How Can You Augment Reality?

How Can You Augment Reality?

 

‘Liberty Bell’ Tolls for Sites Where History Is Alive and Kicking, by Nancy Baker Cahill, via the New York Times

 

How Can You Augment Reality?

 

A conundrum ensnarled with an enigma. Reality is tub water too hot to step into, augmented reality turns the tub in your viewfinder pink. As far as I understand, augmented reality requires a viewport — technically-equipped goggles (you swim, the software counts laps in your field of view), the digital camera in your smart phone (responds to local wifi and delivers an artistic effect over your view of a whirlagigging wind farm. Lady Madonna? Cute kitten? Mobius strip?)

The turbines twirl, real wind energy is translated into real electricity. Reality. What plays out in your viewfinder at the same time? Dealer’s choice.

Or, a step into another level of consciousness, you the viewer get to choose whether the bathtub looks pink or pea green. Whether you are color blind leads to a maze that certain philosophers enjoy exploring. I leave it to them.

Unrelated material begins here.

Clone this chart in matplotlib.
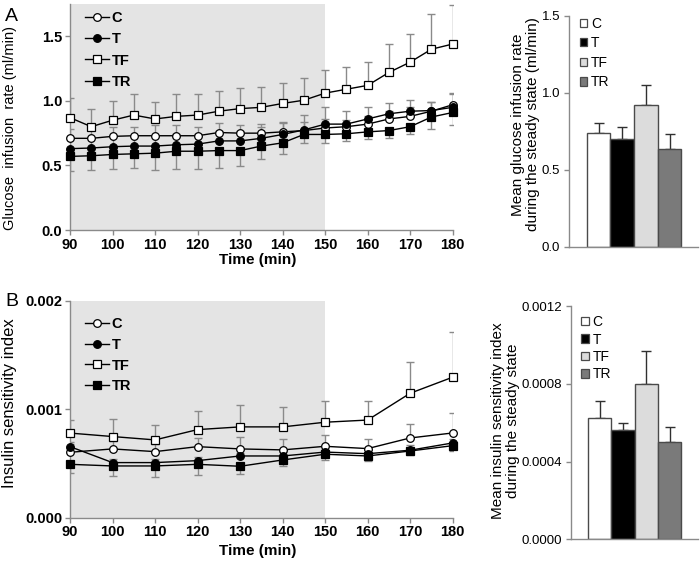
import matplotlib
matplotlib.use("Agg")
import matplotlib.pyplot as plt
from matplotlib.lines import Line2D
from matplotlib.patches import Patch
from matplotlib.ticker import FormatStrFormatter
import numpy as np

plt.rcParams['font.family'] = ['Liberation Sans', 'DejaVu Sans']

groups = ["C", "T", "TF", "TR"]

# Panel A: glucose infusion rate (ml/min)
time_a = [90, 95, 100, 105, 110, 115, 120, 125, 130, 135, 140, 145, 150, 155, 160, 165, 170, 175, 180]
gir_C = [0.71, 0.71, 0.725, 0.73, 0.73, 0.73, 0.73, 0.755, 0.75, 0.75, 0.76, 0.77, 0.79, 0.80, 0.82, 0.86, 0.88, 0.92, 0.97]
gir_T = [0.63, 0.635, 0.645, 0.65, 0.65, 0.66, 0.665, 0.69, 0.69, 0.71, 0.74, 0.775, 0.82, 0.82, 0.86, 0.90, 0.92, 0.925, 0.95]
gir_TF = [0.87, 0.80, 0.85, 0.89, 0.86, 0.88, 0.89, 0.92, 0.94, 0.95, 0.98, 1.005, 1.06, 1.09, 1.12, 1.22, 1.30, 1.40, 1.44]
gir_TR = [0.57, 0.575, 0.585, 0.59, 0.595, 0.61, 0.61, 0.615, 0.615, 0.65, 0.675, 0.74, 0.74, 0.745, 0.76, 0.77, 0.80, 0.875, 0.91]
gir_C_err = [0.07, 0.09, 0.07, 0.07, 0.08, 0.08, 0.07, 0.07, 0.06, 0.07, 0.07, 0.07, 0.07, 0.055, 0.06, 0.06, 0.07, 0.07, 0.09]
gir_T_err = [0.08, 0.08, 0.08, 0.08, 0.08, 0.08, 0.08, 0.08, 0.08, 0.09, 0.10, 0.115, 0.13, 0.10, 0.09, 0.085, 0.09, 0.07, 0.10]
gir_TF_err = [0.15, 0.14, 0.15, 0.16, 0.13, 0.17, 0.165, 0.16, 0.16, 0.16, 0.16, 0.17, 0.18, 0.175, 0.18, 0.22, 0.22, 0.27, 0.30]
gir_TR_err = [0.11, 0.11, 0.11, 0.11, 0.13, 0.14, 0.14, 0.135, 0.12, 0.10, 0.09, 0.07, 0.065, 0.055, 0.055, 0.055, 0.055, 0.09, 0.095]

# Panel B: insulin sensitivity index
time_b = [90, 100, 110, 120, 130, 140, 150, 160, 170, 180]
isi_C = [0.000603, 0.000634, 0.000609, 0.000655, 0.000634, 0.000625, 0.000658, 0.000637, 0.000735, 0.000781]
isi_T = [0.000655, 0.000508, 0.000508, 0.000526, 0.000569, 0.000569, 0.000605, 0.000590, 0.000622, 0.000689]
isi_TF = [0.000780, 0.000748, 0.000717, 0.000812, 0.000837, 0.000837, 0.000880, 0.000900, 0.001147, 0.001295]
isi_TR = [0.000492, 0.000477, 0.000477, 0.000492, 0.000474, 0.000532, 0.000585, 0.000569, 0.000615, 0.000664]
isi_C_err = [0.00008, 0.00007, 0.00007, 0.00008, 0.00011, 0.0001, 0.0001, 0.00009, 0.00013, 0.00018]
isi_T_err = [0.00004, 0.00003, 0.00003, 0.00003, 0.00003, 0.00004, 0.00003, 0.00003, 0.00005, 0.00004]
isi_TF_err = [0.00012, 0.00016, 0.00014, 0.00017, 0.0002, 0.00018, 0.0002, 0.00018, 0.00029, 0.00042]
isi_TR_err = [0.00008, 0.00009, 0.0001, 0.0001, 0.00007, 0.00006, 0.00005, 0.00005, 0.00004, 0.00005]

# Bar charts: steady-state means
gir_mean = [0.74, 0.697, 0.92, 0.636]
gir_mean_err = [0.06, 0.08, 0.13, 0.094]
isi_mean = [0.000622, 0.000562, 0.000799, 0.000500]
isi_mean_err = [0.00009, 0.000035, 0.00017, 0.000078]

fig = plt.figure(figsize=(7.0, 5.65), dpi=100)

SPINE = '#8a8a8a'
ERR = '#8a8a8a'
SHADE = '#e4e4e4'
styles = {
    "C": dict(marker='o', mfc='white', ms=5.5),
    "T": dict(marker='o', mfc='black', ms=5.5),
    "TF": dict(marker='s', mfc='white', ms=6),
    "TR": dict(marker='s', mfc='black', ms=6),
}
bar_colors = ['white', 'black', '#dcdcdc', '#7a7a7a']


def style_axes(ax, pad):
    for s in ['top', 'right']:
        ax.spines[s].set_visible(False)
    for s in ['left', 'bottom']:
        ax.spines[s].set_color(SPINE)
        ax.spines[s].set_linewidth(1.0)
        ax.spines[s].set_zorder(3)
    ax.tick_params(axis='both', direction='out', length=3.5, color=SPINE, width=1.0, pad=pad)


def line_panel(ax, t, series, errs, upper, ylim, yticks, fmt, ylabel, ylabel_size, label_y,
               xlabel_y, leg_y, leg_sp):
    ax.axvspan(90, 150, color=SHADE, zorder=0, lw=0)
    for g, y, e, up in zip(groups, series, errs, upper):
        y = np.array(y)
        e = np.array(e)
        z = np.zeros_like(e)
        yerr = [z, e] if up else [e, z]
        ax.errorbar(t, y, yerr=yerr, fmt='none', ecolor=ERR, elinewidth=1.0, capsize=3, capthick=1.0, zorder=1)
        ax.plot(t, y, color='black', lw=1.0, mec='black', mew=0.9, zorder=4, clip_on=False, **styles[g])
    ax.set_xlim(90, 180)
    ax.set_ylim(*ylim)
    ax.set_xticks(range(90, 181, 10))
    ax.set_yticks(yticks)
    ax.yaxis.set_major_formatter(FormatStrFormatter(fmt))
    style_axes(ax, 2)
    for lab in ax.get_xticklabels() + ax.get_yticklabels():
        lab.set_fontweight('bold')
        lab.set_fontsize(10.5)
    ax.set_xlabel('Time (min)', fontsize=11, fontweight='bold')
    ax.xaxis.set_label_coords(0.49, xlabel_y)
    ax.set_ylabel(ylabel, fontsize=ylabel_size)
    ax.yaxis.set_label_coords(-0.138, label_y)
    handles = [Line2D([], [], color='black', lw=1.0, mec='black', mew=0.9, **styles[g]) for g in groups]
    ax.legend(handles, groups, loc='upper left', bbox_to_anchor=(0.025, leg_y), frameon=False,
              prop={'size': 10.5, 'weight': 'bold'}, handlelength=1.6, handletextpad=0.2,
              labelspacing=leg_sp, borderaxespad=0)


def bar_panel(ax, means, errs, ylim, yticks, fmt, ylabel, label_x, label_y, leg_y, spacing):
    x = np.arange(len(groups))
    ax.bar(x, means, width=1.0, color=bar_colors, edgecolor='#4a4a4a', linewidth=1.0, zorder=2)
    ax.errorbar(x, means, yerr=[np.zeros(len(errs)), errs], fmt='none', ecolor='#303030',
                elinewidth=1.0, capsize=3.5, capthick=1.0, zorder=1)
    ax.set_xlim(-1.25, 4.2)
    ax.set_ylim(*ylim)
    ax.set_yticks(yticks)
    ax.yaxis.set_major_formatter(FormatStrFormatter(fmt))
    ax.set_xticks([])
    style_axes(ax, 3)
    for lab in ax.get_yticklabels():
        lab.set_fontsize(9.5)
    ax.set_ylabel(ylabel, fontsize=11, linespacing=1.1)
    ax.yaxis.set_label_coords(label_x, label_y)
    handles = [Patch(facecolor=c, edgecolor='#4a4a4a', lw=0.9) for c in bar_colors]
    ax.legend(handles, groups, loc='upper left', bbox_to_anchor=(0.04, leg_y), frameon=False,
              prop={'size': 10}, handlelength=0.55, handleheight=0.55, handletextpad=0.25,
              labelspacing=spacing, borderaxespad=0)


# Panel A line chart
axA = fig.add_axes([0.1, 0.5929, 0.5467, 0.40])
line_panel(axA, time_a, [gir_C, gir_T, gir_TF, gir_TR],
           [gir_C_err, gir_T_err, gir_TF_err, gir_TR_err], [True, True, True, False],
           (0, 1.75), [0.0, 0.5, 1.0, 1.5], '%.1f',
           'Glucose  infusion  rate (ml/min)', 10.5, 0.45, -0.1, 0.995, 0.5)

# Panel A bar chart
axAb = fig.add_axes([0.8129, 0.5634, 0.1843, 0.4088])
bar_panel(axAb, gir_mean, gir_mean_err, (0, 1.5), [0.0, 0.5, 1.0, 1.5], '%.1f',
          'Mean glucose infusion rate\nduring the steady state (ml/min)', -0.225, 0.53, 1.02, 0.40)

# Panel B line chart
axB = fig.add_axes([0.1, 0.0837, 0.5467, 0.3841])
line_panel(axB, time_b, [isi_C, isi_T, isi_TF, isi_TR],
           [isi_C_err, isi_T_err, isi_TF_err, isi_TR_err], [True, True, True, False],
           (0, 0.002), [0.0, 0.001, 0.002], '%.3f',
           'Insulin sensitivity index', 12, 0.53, -0.12, 0.95, 0.45)

# Panel B bar chart
axBb = fig.add_axes([0.8153, 0.0455, 0.1814, 0.4129])
bar_panel(axBb, isi_mean, isi_mean_err, (0, 0.0012), [0.0, 0.0004, 0.0008, 0.0012], '%.4f',
          'Mean insulin sensitivity index\nduring the steady state', -0.40, 0.51, 0.985, 0.25)

fig.text(0.007, 0.986, 'A', fontsize=14, va='top', ha='left')
fig.text(0.007, 0.482, 'B', fontsize=14, va='top', ha='left')

fig.savefig('out.png', dpi=100)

Humanity also recognizes visions that appear to certain people. Calls some miracles. If Mr Wobbles suddenly finds he’s in a field of sunflowers, then is he? Is he even though we’re standing and talking to him and we’re at the seashore?

Reality on the grass, alas. Gertrude Stein becomes apt here. Reality is reality is reality.

I imagine as humans get more used to augmented reality that some people will accept it the same way they do the experiences of psychedelics. They’ll lose the sense of separation between normal and created. I remember a friend talking about driving on LSD. Suddenly the car was driving along upsidedown so, ok, he figured he just had to keep driving. No other option.

Last I heard, he’s still alive.

Many of us have negotiated these metaphysic roadways. Castaneda, drug-augmented visuals, the soggy dormouse in the teapot. If we’re lucky we never have a bad trip. I was delirious for three days after surgery in 2017. I discovered that an artist had been in the room before me and left marvelously clever kinetic sculptures all over. Afterward I wrote:

Part of me (an itty bitty but real part) still believes in those artworks. In La-la land. In what I connected with. Like Dorothy and Toto after Oz. They knew the Tin Man, the Cowardly Lion, the Wicked Witch. They knew the Ruby Slippers. They didn’t make those up. But no one back in Kansas will buy it. They’re in a place of knowing what other people don’t, real people don’t. Because they can’t, they didn’t go there.

 

They stayed home.

 

As we stir augmented reality into our routines something has to shift. The credulous may start believing the inserted material. A horrible tale in recent news about a teen who attended a giant church party, contracted Covid, and was dosed twice by her parents with hydroxychloroquine. She’s dead. Some people will always drink the Kool-Aid.